Today, although the weather was not as pleasant as yesterdays, I was able to return to the old Oakdale Colliery site, to photograph the memorial set up for all the miners who worked there. It is placed in the now verdant verge by the side of a very busy main road
Designed by a local artist, Steve Welchman, it's base is constructed of different colours of stone, supporting three arcs to which a single pit winding wheel has been cut into thirds.

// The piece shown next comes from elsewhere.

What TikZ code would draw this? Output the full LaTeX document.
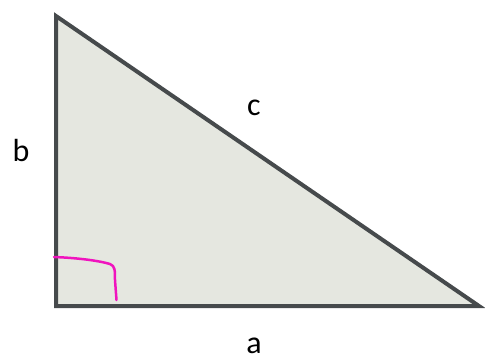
\documentclass[tikz,border=0pt]{standalone}
\usepackage{fontspec}
\setmainfont{Carlito}
\usepackage{xcolor}
\definecolor{edgegray}{RGB}{70,74,76}
\definecolor{fillgray}{RGB}{229,231,224}
\definecolor{markpink}{RGB}{240,20,190}

\begin{document}
\begin{tikzpicture}[
    x=1pt, y=-1pt,
    side/.style={draw=edgegray, line width=4pt, line join=miter, fill=fillgray},
    sidelabel/.style={font=\fontsize{32}{36}\selectfont, text=black, inner sep=0pt},
    rightmark/.style={draw=markpink, line width=2.5pt, line cap=round, line join=round}
]
\useasboundingbox (0,0) rectangle (485,360);
\coordinate (top) at (56,16);
\coordinate (left) at (56,306);
\coordinate (right) at (479,306);
\draw[side] (top) -- (left) -- (right) -- cycle;
% hand drawn right angle mark
\draw[rightmark] (54,257) .. controls (80,258) and (100,261) .. (110,264)
    .. controls (115,266) and (115,270) .. (115,280) -- (116.5,300);
\node[sidelabel] (b) at (21,150) {b};
\node[sidelabel] (c) at (254,108) {c};
\node[sidelabel] (a) at (254,346) {a};
\end{tikzpicture}
\end{document}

This was to commemorate the three separate shafts that were mined at the colliery. On a separate stone plinth to one side is a simple but evocative bi-lingual plaque, which reads,
Oakdale was, in war time a significant colliery in that it was one of the main training centres for "The Bevin Boys". Ernest Bevin and others at the time, realised the importance of coal mining as regards it's contribution to the war effort. With so many recruited into the armed services, manpower in the mines was much needed. However it provided work not just for the local Welsh community but for those in other countries, displaced by the effect of wartime occupation. Research shows quite a list not only those recruited from other areas of The British Isles but also ... Russians, Ukranians, Slavs, Dutch and by no means least the Poles who proved to be hard working and highly respected miners. After the war had ended some of these "newcomers" happily stayed on and integrated into the area. The need for miners in the heyday of coal, changed communities across Wales in a similar way, even before the war and now apart from just a few working mines it is only memorials like this that remain as a visible reminder to mark the underground darkness of the past, when mole like men burrowed deep underground to provide our nation with fuel.
I read somewhere that the eventual site covered an area of some 400 acres, quite a lot of which has been turned into new industrial estates, but much of it though levelled and regenerated with much planting and seeding (like the area we walked in yesterday) seems very much like wasted ground. Pleasant enough for those who walk or ride across it, but like so many ex-mining areas of Wales, it is now difficult to imagine how the landscape was so drastically different to today, unless of course one was living here at the time as were so many people I know. For them ... only photographs and vivid memories remain.
But to end on a brighter, more colourful note. There is one small plant that seems to thrive on this night dark ground and ... provides, not just brightness but also sweetness ...
The wild strawberry ... what a delicious treat to be found on an old mining site.